◆ What you will do
Write the lines out again, from the top of the material to the line containing "y_ticks = [1.0, 1.5, 2.0, 2.5, 3.0]", pictures excluded.
[Recorded data start]
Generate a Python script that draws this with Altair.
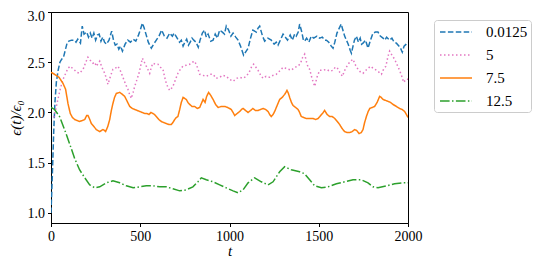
import altair as alt
import pandas as pd

series_names = ["0.0125", "5", "7.5", "12.5"]
series_colors = ["#1f77b4", "#e377c2", "#ff7f0e", "#2ca02c"]
series_dashes = [[5.5, 2.4], [1.5, 2.5], [1, 0], [9.6, 2.4, 1.5, 2.4]]

x_ticks = [0, 500, 1000, 1500, 2000]
y_ticks = [1.0, 1.5, 2.0, 2.5, 3.0]

blue_t = [0, 8, 15, 22, 30, 40, 50, 60, 70, 80, 90, 100, 115, 130, 140, 150, 165, 175, 185, 200,
          210, 220, 230, 240, 250, 260, 270, 280, 290, 300, 310, 325, 340, 350, 360, 370, 380, 390,
          400, 415, 430, 445, 460, 475, 490, 500, 512, 522, 532, 545, 562, 575, 590, 605, 620, 635,
          650, 665, 680, 690, 700, 710, 720, 730, 740, 750, 760, 770, 780, 790, 800, 812, 825, 835,
          848, 860, 870, 880, 895, 908, 920, 932, 945, 960, 972, 982, 995, 1008, 1020, 1035, 1048,
          1062, 1079, 1090, 1104, 1118, 1131, 1150, 1160, 1169, 1185, 1197, 1215, 1234, 1250, 1262,
          1272, 1290, 1300, 1309, 1325, 1340, 1352, 1365, 1374, 1385, 1393, 1405, 1414, 1421, 1432,
          1445, 1458, 1472, 1490, 1505, 1520, 1533, 1543, 1556, 1570, 1580, 1590, 1602, 1615, 1626,
          1635, 1645, 1655, 1665, 1676, 1683, 1692, 1700, 1711, 1722, 1732, 1740, 1748, 1762, 1776,
          1790, 1804, 1818, 1832, 1845, 1860, 1870, 1880, 1897, 1910, 1922, 1935, 1950, 1958, 1968,
          1978, 1990, 2000]
blue_v = [1.0, 1.4, 1.8, 2.1, 2.3, 2.42, 2.5, 2.53, 2.55, 2.62, 2.69, 2.71, 2.72, 2.72, 2.7, 2.73,
          2.69, 2.86, 2.78, 2.8, 2.75, 2.79, 2.74, 2.79, 2.72, 2.77, 2.78, 2.71, 2.75, 2.7, 2.68,
          2.72, 2.81, 2.72, 2.67, 2.68, 2.63, 2.66, 2.61, 2.68, 2.72, 2.7, 2.73, 2.71, 2.77, 2.82,
          2.89, 2.84, 2.78, 2.7, 2.64, 2.68, 2.72, 2.76, 2.82, 2.76, 2.74, 2.79, 2.76, 2.79, 2.76,
          2.73, 2.7, 2.72, 2.66, 2.7, 2.73, 2.67, 2.7, 2.74, 2.72, 2.7, 2.65, 2.72, 2.79, 2.82, 2.75,
          2.78, 2.71, 2.72, 2.78, 2.74, 2.82, 2.8, 2.78, 2.86, 2.82, 2.76, 2.79, 2.75, 2.72, 2.66,
          2.57, 2.6, 2.64, 2.74, 2.82, 2.8, 2.84, 2.86, 2.76, 2.71, 2.74, 2.72, 2.68, 2.7, 2.67,
          2.74, 2.78, 2.76, 2.72, 2.77, 2.72, 2.78, 2.76, 2.8, 2.88, 2.8, 2.72, 2.71, 2.74, 2.7,
          2.76, 2.74, 2.76, 2.74, 2.75, 2.72, 2.72, 2.7, 2.66, 2.64, 2.7, 2.79, 2.84, 2.88, 2.82,
          2.76, 2.72, 2.68, 2.62, 2.59, 2.66, 2.72, 2.76, 2.7, 2.74, 2.68, 2.69, 2.72, 2.64, 2.72,
          2.79, 2.8, 2.8, 2.76, 2.74, 2.72, 2.75, 2.72, 2.74, 2.7, 2.69, 2.66, 2.64, 2.6, 2.66,
          2.68, 2.7]

pink_t = [15, 25, 35, 50, 65, 80, 95, 108, 120, 133, 145, 160, 170, 180, 195, 207, 220, 235, 245,
          254, 265, 273, 285, 301, 310, 319, 333, 347, 360, 375, 390, 403, 418, 431, 442, 450, 460,
          469, 482, 493, 503, 512, 523, 534, 545, 553, 562, 571, 585, 599, 613, 627, 637, 646, 655,
          665, 675, 683, 698, 711, 725, 739, 758, 777, 792, 805, 820, 833, 850, 870, 890, 908, 925,
          945, 962, 982, 1000, 1020, 1040, 1057, 1075, 1094, 1110, 1125, 1135, 1148, 1160, 1175,
          1188, 1205, 1225, 1245, 1262, 1285, 1300, 1315, 1330, 1346, 1365, 1384, 1398, 1410, 1421,
          1432, 1440, 1449, 1462, 1477, 1490, 1505, 1525, 1543, 1562, 1580, 1592, 1602, 1618, 1632,
          1648, 1664, 1678, 1692, 1706, 1720, 1735, 1748, 1770, 1790, 1805, 1823, 1838, 1851, 1863,
          1876, 1888, 1897, 1910, 1925, 1940, 1953, 1965, 1976, 1988, 2000]
pink_v = [1.95, 2.02, 2.1, 2.22, 2.32, 2.38, 2.44, 2.46, 2.44, 2.42, 2.4, 2.39, 2.41, 2.43, 2.5,
          2.55, 2.52, 2.49, 2.5, 2.46, 2.49, 2.51, 2.45, 2.39, 2.34, 2.28, 2.36, 2.43, 2.44, 2.46,
          2.41, 2.35, 2.28, 2.23, 2.17, 2.14, 2.2, 2.26, 2.33, 2.39, 2.47, 2.54, 2.5, 2.46, 2.42,
          2.39, 2.45, 2.49, 2.48, 2.48, 2.45, 2.43, 2.35, 2.29, 2.25, 2.22, 2.24, 2.26, 2.33, 2.39,
          2.43, 2.46, 2.47, 2.48, 2.5, 2.51, 2.45, 2.38, 2.37, 2.36, 2.38, 2.38, 2.34, 2.35, 2.37,
          2.36, 2.33, 2.31, 2.34, 2.35, 2.34, 2.36, 2.4, 2.46, 2.48, 2.45, 2.42, 2.37, 2.34, 2.36,
          2.35, 2.37, 2.38, 2.42, 2.45, 2.44, 2.43, 2.42, 2.45, 2.46, 2.49, 2.55, 2.58, 2.5, 2.45,
          2.43, 2.34, 2.26, 2.35, 2.42, 2.42, 2.43, 2.41, 2.42, 2.45, 2.45, 2.4, 2.36, 2.43, 2.48,
          2.51, 2.53, 2.47, 2.43, 2.4, 2.39, 2.43, 2.46, 2.44, 2.42, 2.4, 2.38, 2.43, 2.46, 2.56,
          2.61, 2.57, 2.53, 2.47, 2.42, 2.36, 2.3, 2.33, 2.33]

orange_t = [0, 20, 45, 67, 82, 95, 108, 120, 133, 160, 175, 189, 200, 207, 215, 226, 240, 254, 273,
            282, 291, 300, 306, 318, 329, 338, 347, 356, 366, 385, 400, 413, 427, 441, 455, 469, 483,
            497, 511, 525, 537, 549, 560, 571, 580, 590, 604, 618, 632, 646, 660, 674, 683, 693, 702,
            711, 721, 730, 740, 749, 758, 767, 777, 790, 805, 819, 833, 845, 852, 863, 872, 883, 895,
            908, 922, 936, 955, 973, 990, 1010, 1020, 1029, 1043, 1057, 1067, 1076, 1090, 1104, 1118,
            1131, 1145, 1160, 1174, 1188, 1202, 1216, 1225, 1234, 1244, 1253, 1267, 1281, 1295, 1309,
            1316, 1322, 1330, 1337, 1347, 1356, 1370, 1384, 1393, 1402, 1416, 1430, 1450, 1468, 1482,
            1496, 1506, 1515, 1525, 1533, 1547, 1561, 1575, 1590, 1604, 1617, 1631, 1645, 1659, 1673,
            1687, 1701, 1713, 1726, 1738, 1748, 1757, 1767, 1777, 1786, 1800, 1813, 1827, 1841, 1850,
            1860, 1874, 1888, 1902, 1916, 1935, 1953, 1967, 1981, 1991, 2000]
orange_v = [2.4, 2.38, 2.35, 2.29, 2.23, 2.09, 1.99, 1.95, 1.93, 1.91, 1.92, 1.93, 1.97, 1.97, 1.94,
            1.89, 1.86, 1.83, 1.81, 1.82, 1.83, 1.82, 1.81, 1.86, 1.93, 2.02, 2.09, 2.15, 2.19, 2.2,
            2.18, 2.16, 2.11, 2.06, 2.04, 2.03, 2.02, 2.01, 2.0, 1.99, 1.99, 1.98, 2.0, 1.99, 1.98,
            1.96, 1.93, 1.91, 1.9, 1.89, 1.88, 1.88, 1.9, 1.93, 1.95, 1.96, 2.03, 2.1, 2.15, 2.14,
            2.13, 2.1, 2.08, 2.06, 2.06, 2.04, 2.05, 2.1, 2.13, 2.1, 2.16, 2.2, 2.17, 2.13, 2.08,
            2.05, 2.06, 2.06, 2.05, 2.03, 2.0, 1.97, 1.99, 2.01, 2.03, 2.04, 2.02, 2.0, 2.02, 2.04,
            2.02, 2.02, 2.03, 2.04, 2.03, 2.01, 1.98, 1.96, 1.98, 2.01, 2.07, 2.13, 2.15, 2.18, 2.2,
            2.22, 2.19, 2.15, 2.1, 2.07, 2.05, 2.03, 2.0, 1.96, 1.95, 1.94, 1.94, 1.94, 1.93, 1.94,
            1.96, 1.98, 2.0, 2.02, 1.98, 1.96, 1.96, 1.94, 1.91, 1.88, 1.84, 1.81, 1.8, 1.8, 1.81,
            1.83, 1.82, 1.79, 1.8, 1.83, 1.9, 1.96, 2.01, 2.04, 2.05, 2.06, 2.1, 2.16, 2.15, 2.13,
            2.12, 2.11, 2.1, 2.08, 2.06, 2.04, 2.03, 2.01, 1.98, 1.95]

green_t = [0, 20, 48, 76, 104, 133, 160, 189, 217, 245, 273, 310, 347, 385, 422, 460, 497, 534, 571,
           609, 646, 683, 721, 758, 795, 823, 842, 870, 908, 945, 982, 1020, 1048, 1076, 1104, 1141,
           1178, 1216, 1244, 1281, 1309, 1346, 1393, 1421, 1449, 1477, 1515, 1552, 1599, 1645, 1692,
           1739, 1776, 1804, 1832, 1879, 1925, 1972, 2000]
green_v = [2.05, 2.03, 1.96, 1.83, 1.69, 1.54, 1.43, 1.35, 1.28, 1.25, 1.26, 1.3, 1.32, 1.3, 1.27,
           1.25, 1.26, 1.27, 1.27, 1.26, 1.26, 1.24, 1.22, 1.23, 1.26, 1.31, 1.35, 1.33, 1.31, 1.28,
           1.25, 1.22, 1.2, 1.23, 1.3, 1.35, 1.31, 1.28, 1.31, 1.41, 1.46, 1.43, 1.41, 1.39, 1.33,
           1.27, 1.25, 1.26, 1.29, 1.31, 1.33, 1.33, 1.3, 1.26, 1.25, 1.27, 1.29, 1.3, 1.3]

rows = []
for name, ts, vs in [("0.0125", blue_t, blue_v), ("5", pink_t, pink_v),
                     ("7.5", orange_t, orange_v), ("12.5", green_t, green_v)]:
    for t, v in zip(ts, vs):
        rows.append({"series": name, "t": t, "v": v})
df = pd.DataFrame(rows)

FONT = "Liberation Serif, DejaVu Serif, serif"

chart = alt.Chart(df).mark_line(strokeWidth=1.5, clip=True).encode(
    x=alt.X("t:Q", scale=alt.Scale(domain=[0, 2000], nice=False),
            axis=alt.Axis(values=x_ticks, format="d", title="t", titleFontStyle="italic",
                          titleBaseline="alphabetic", titleY=32)),
    y=alt.Y("v:Q", scale=alt.Scale(domain=[0.9, 3.0], nice=False, zero=False),
            axis=alt.Axis(values=y_ticks, format=".1f", title="ϵ(t)/ϵ₀", titleFontStyle="italic",
                          labelOffset={"condition": {"test": "datum.value >= 2.9", "value": 4},
                                       "value": 1},
                          titleBaseline="alphabetic", titleX=-31)),
    color=alt.Color("series:N", scale=alt.Scale(domain=series_names, range=series_colors),
                    legend=alt.Legend(title=None)),
    strokeDash=alt.StrokeDash("series:N", scale=alt.Scale(domain=series_names, range=series_dashes),
                              legend=alt.Legend(title=None)),
    order=alt.Order("t:Q"),
).properties(
    width=357, height=211,
    autosize=alt.AutoSizeParams(type="none"),
    padding={"left": 43, "top": 4, "right": 124, "bottom": 37},
).configure_view(
    stroke="black", strokeWidth=1
).configure_axis(
    grid=False, domainColor="black", tickColor="black", tickSize=3.5, labelPadding=3,
    labelFont=FONT, labelFontSize=14, labelColor="black", labelFlush=False,
    titleFont=FONT, titleFontSize=15, titleColor="black", titleFontWeight="normal",
).configure_legend(
    orient="none", legendX=383, legendY=8, strokeColor="#cccccc", cornerRadius=3,
    padding=3, fillColor="white", labelFont=FONT, labelFontSize=15, labelColor="black",
    symbolType="M-0.75,0H3.25", symbolSize=256, symbolStrokeWidth=1.5, labelOffset=31, rowPadding=6,
)

chart.save("out.html", embed_options={"renderer": "svg", "actions": False})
[Recorded data end]
◆ Exercise result
Generate a Python script that draws this with Altair.
import altair as alt
import pandas as pd

series_names = ["0.0125", "5", "7.5", "12.5"]
series_colors = ["#1f77b4", "#e377c2", "#ff7f0e", "#2ca02c"]
series_dashes = [[5.5, 2.4], [1.5, 2.5], [1, 0], [9.6, 2.4, 1.5, 2.4]]

x_ticks = [0, 500, 1000, 1500, 2000]
y_ticks = [1.0, 1.5, 2.0, 2.5, 3.0]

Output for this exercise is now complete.